Architecture Doesn’t Regress on Its Own. Leadership Lets It.

Architecture Doesn’t Regress on Its Own. Leadership Lets It. 

By this point, the pattern should be familiar. 

Systems can be modernized. Technical debt can be reduced. Architecture can be aligned to the operating model. 

And the environment can still drift back. 

Not because the target state was wrong. 

Because the organization stops protecting it. 

Even when everything outlined in the earlier pieces is addressed, this is where it still breaks. 

That’s where most transformations actually lose value. 

How It Slips 

Regression rarely shows up as a clear decision. 

It shows up under delivery pressure. 

A launch date can’t move, so an exception gets approved. A requirement doesn’t fit the model, so it’s handled outside the system. An integration is needed quickly, so standard patterns get bypassed. 

Each decision is reasonable in isolation. 

Each one trades structural integrity for near-term progress. 

And those tradeoffs are rarely revisited. The pressure moves on. The decision stays. 

Nothing breaks immediately. 

But the model starts to weaken. 

Where Leadership Shows Up 

This is the part that usually gets misunderstood. 

Leadership in transformation isn’t mostly about vision or alignment. It’s about what happens when the model meets pressure. 

The friction lives in three places: 

Who can say no when a request doesn’t fit the model. 
Who can decide if they’re wrong. 
Who controls whether the exception that follows stays isolated or becomes policy. 

Until those questions have clear answers, the model is vulnerable. 

Revenue timelines. Launch commitments. Integration deadlines. 

Those don’t go away. 

So, the real decision is whether the model holds under that pressure or gives way to it. 

Standards either hold, or they don’t. 

When they don’t, the platform stops enforcing structure and starts absorbing exceptions. 

That’s when the operating model starts to shift back. 

What It Looks Like in Practice 

You see it in moments that don’t look critical at the time. 

An order flow gets routed through manual steps because the system can’t handle the variation. 
A product launches outside the standard path because the date can’t move. 
A dependency forces logic into middleware “temporarily”. 

The work gets done. 

The business moves forward. 

But the structure underneath is no longer consistent. 

And those decisions rarely get unwound later. 

They become part of how the system operates. 

What Follows 

Once the organization learns that the model can be bypassed, they bypass it. 

More exceptions are approved. Ownership fragments. Behavior spreads across systems and teams. 

Not because the system requires it. 

Because the organization has signaled that delivery takes precedence over structure. 

The platform runs. 

But execution becomes less predictable because the model is no longer the source of truth. 
More effort moves into coordination because decisions are handled outside the system. 
More knowledge sits with people because the system no longer fully represents how the business operates. 

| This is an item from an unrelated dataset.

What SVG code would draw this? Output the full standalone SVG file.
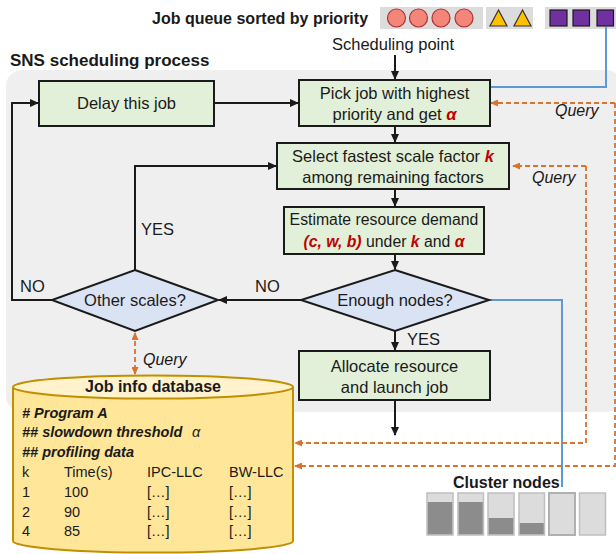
<svg xmlns="http://www.w3.org/2000/svg" width="616" height="554" viewBox="0 0 616 554">
<defs>
<style>
text{font-family:"Liberation Sans",Arial,sans-serif;fill:#1a1a1a}
.t{font-size:16.5px}
.c{text-anchor:middle}
.b{font-weight:bold}
.r{fill:#C00000;font-weight:bold;font-style:italic}
.q{font-size:16px;font-style:italic}
.box{fill:#E2F0D9;stroke:#1a1a1a;stroke-width:2}
.dia{fill:#DAE3F3;stroke:#1a1a1a;stroke-width:2}
.ln{fill:none;stroke:#1a1a1a;stroke-width:2}
.or{fill:none;stroke:#D9732E;stroke-width:1.8;stroke-dasharray:5 3}
.bl{fill:none;stroke:#5B9BD5;stroke-width:2}
.db{font-size:14.5px}
.dbi{font-size:14.5px;font-weight:bold;font-style:italic}
.bar{fill:#DCDCDC;stroke:#BFBFBF;stroke-width:1.5}
.fill{fill:#8C8C8C}
.qg{fill:#DCDCDC}
</style>
<marker id="ah" markerUnits="userSpaceOnUse" markerWidth="9" markerHeight="8" refX="8" refY="4" orient="auto">
<path d="M0,0 L9,4 L0,8 z" fill="#1a1a1a"/>
</marker>
<marker id="oh" markerUnits="userSpaceOnUse" markerWidth="8" markerHeight="7" refX="7" refY="3.5" orient="auto-start-reverse">
<path d="M0,0 L8,3.5 L0,7 z" fill="#D9732E"/>
</marker>
</defs>
<rect width="616" height="554" fill="#ffffff"/>
<rect x="6" y="70" width="616" height="342" rx="16" fill="#EFEFEF"/>

<g id="title">
<text x="10" y="66" class="b" style="font-size:17px">SNS scheduling process</text>
</g>

<g id="queue">
<text x="152" y="24" class="b" style="font-size:16px">Job queue sorted by priority</text>
<rect x="380" y="7" width="103" height="22" class="qg"/>
<rect x="486" y="7" width="47" height="22" class="qg"/>
<rect x="545" y="7" width="71" height="22" class="qg"/>
<g fill="#F4857A" stroke="#A33" stroke-width="1.2">
<circle cx="396.5" cy="18" r="9"/>
<circle cx="418.5" cy="18" r="9"/>
<circle cx="441" cy="18" r="9"/>
<circle cx="464" cy="18" r="9"/>
</g>
<g fill="#FFC000" stroke="#333" stroke-width="1.2">
<path d="M498.5,10 L507,26 L490,26 z"/>
<path d="M522.5,10 L531,26 L514,26 z"/>
</g>
<g fill="#7030A0" stroke="#1a1a1a" stroke-width="1.2">
<rect x="550" y="10" width="17" height="16"/>
<rect x="573" y="10" width="16.5" height="16"/>
<rect x="597" y="10" width="16.5" height="16"/>
</g>
</g>

<g id="scheduling-point">
<text x="393" y="50" class="t c">Scheduling point</text>
</g>

<g id="connectors">
<path class="ln" d="M395,55 V79" marker-end="url(#ah)"/>
<path class="ln" d="M214,103 H298" marker-end="url(#ah)"/>
<path class="ln" d="M395,127 V142" marker-end="url(#ah)"/>
<path class="ln" d="M395,189 V206" marker-end="url(#ah)"/>
<path class="ln" d="M395,254 V269" marker-end="url(#ah)"/>
<path class="ln" d="M395,331 V350" marker-end="url(#ah)"/>
<path class="ln" d="M395,400 V435" marker-end="url(#ah)"/>
<path class="ln" d="M301,300 H219" marker-end="url(#ah)"/>
<path class="ln" d="M135,270 V166 H276" marker-end="url(#ah)"/>
<path class="ln" d="M52,300 H12 V103 H38" marker-end="url(#ah)"/>
<path class="bl" d="M606,27 V87 H491"/>
<path class="bl" d="M489,300 H562 V487"/>
<path class="or" d="M615,103 H491" marker-end="url(#oh)"/>
<path class="or" d="M615,103 V466 H295" marker-end="url(#oh)"/>
<path class="or" d="M586,166 H513" marker-end="url(#oh)"/>
<path class="or" d="M586,166 V443 H295" marker-end="url(#oh)"/>
<path class="or" d="M135,333 V374" marker-start="url(#oh)" marker-end="url(#oh)"/>
<text x="555" y="116" class="q">Query</text>
<text x="532" y="183" class="q">Query</text>
<text x="143" y="365" class="q">Query</text>
<text x="141" y="235" class="t">YES</text>
<text x="407" y="345" class="t">YES</text>
<text x="255" y="292" class="t">NO</text>
<text x="20" y="292" class="t">NO</text>
</g>

<g id="delay">
<rect x="39" y="81" width="175" height="45" class="box"/>
<text x="126.5" y="109" class="t c">Delay this job</text>
</g>

<g id="pick">
<rect x="299" y="80" width="191" height="46" class="box"/>
<text x="394.5" y="99" class="t c">Pick job with highest</text>
<text x="394.5" y="120" class="t c">priority and get <tspan class="r">α</tspan></text>
</g>

<g id="select">
<rect x="277" y="143" width="232" height="46" class="box"/>
<text x="393" y="162" class="t c">Select fastest scale factor <tspan class="r">k</tspan></text>
<text x="393" y="183" class="t c">among remaining factors</text>
</g>

<g id="estimate">
<rect x="284" y="207" width="200" height="47" class="box"/>
<text x="384" y="225" class="c" style="font-size:15.8px">Estimate resource demand</text>
<text x="384" y="247" class="c" style="font-size:15.8px"><tspan class="r">(c, w, b)</tspan> under <tspan class="r">k</tspan> and <tspan class="r">α</tspan></text>
</g>

<g id="enough">
<path d="M395,270 L489,300 L395,331 L301,300 z" class="dia"/>
<text x="395" y="306" class="t c">Enough nodes?</text>
</g>

<g id="other">
<path d="M135,270 L218,300 L135,331 L52,300 z" class="dia"/>
<text x="135" y="306" class="t c">Other scales?</text>
</g>

<g id="allocate">
<rect x="299" y="351" width="191" height="49" class="box"/>
<text x="394.5" y="372" class="t c">Allocate resource</text>
<text x="394.5" y="393" class="t c">and launch job</text>
</g>

<g id="database">
<path d="M13,387 V541 A140,11.5 0 0 0 293,541 V387" fill="#FFE699" stroke="#BF9000" stroke-width="2"/>
<ellipse cx="153" cy="387" rx="140" ry="11.5" fill="#FFF2CC" stroke="#BF9000" stroke-width="2"/>
<text x="153" y="392" class="b c" style="font-size:16px">Job info database</text>
<text x="22" y="418" class="dbi"># Program A</text>
<text x="22" y="437" class="dbi">## slowdown threshold</text>
<text x="192" y="437" class="db" style="font-style:italic">α</text>
<text x="22" y="457" class="dbi">## profiling data</text>
<g class="db">
<text x="22" y="477" class="db">k</text><text x="64" y="477" class="db">Time(s)</text><text x="147" y="477" class="db">IPC-LLC</text><text x="229" y="477" class="db">BW-LLC</text>
<text x="22" y="497" class="db">1</text><text x="64" y="497" class="db">100</text><text x="147" y="497" class="db">[…]</text><text x="229" y="497" class="db">[…]</text>
<text x="22" y="517" class="db">2</text><text x="64" y="517" class="db">90</text><text x="147" y="517" class="db">[…]</text><text x="229" y="517" class="db">[…]</text>
<text x="22" y="536" class="db">4</text><text x="64" y="536" class="db">85</text><text x="147" y="536" class="db">[…]</text><text x="229" y="536" class="db">[…]</text>
</g>
</g>

<g id="cluster">
<text x="453" y="488" class="b" style="font-size:16px">Cluster nodes</text>
<rect x="427" y="493" width="26" height="42" class="bar"/>
<rect x="427.75" y="502" width="24.5" height="32.25" class="fill"/>
<rect x="458" y="493" width="25.5" height="42" class="bar"/>
<rect x="458.75" y="502" width="24" height="32.25" class="fill"/>
<rect x="488" y="493" width="26" height="42" class="bar"/>
<rect x="488.75" y="518" width="24.5" height="16.25" class="fill"/>
<rect x="519" y="493" width="25.5" height="42" class="bar"/>
<rect x="519.75" y="523" width="24" height="11.25" class="fill"/>
<rect x="549" y="493" width="26" height="42" class="bar" style="stroke:#B0B0B0;stroke-width:2"/>
<rect x="579.5" y="493" width="26" height="42" class="bar"/>
</g>
</svg>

The delivery looks successful. 

The structure underneath is not. 

Why It Matters 

The tooling changes. 

The behavior doesn’t. 

And when behavior doesn’t change, the operating model reverts to what it was before. The same behavior, now running on newer systems. 

That’s when costs start to creep back in. 

Not as a single issue. 

Across timelines, integration effort, and operating overhead. 

And it’s rarely traced back to the decisions that introduced it. 

What Leadership Is Willing to Accept 

Architecture does not erode on its own. 

It reflects what leadership is willing to accept under pressure. 

Every exception carries forward. 

Every workaround becomes precedent. 

Over time, the system aligns to those decisions. 

And that is what determines whether a transformation holds. 

Or quietly settles back into the same patterns it was meant to fix.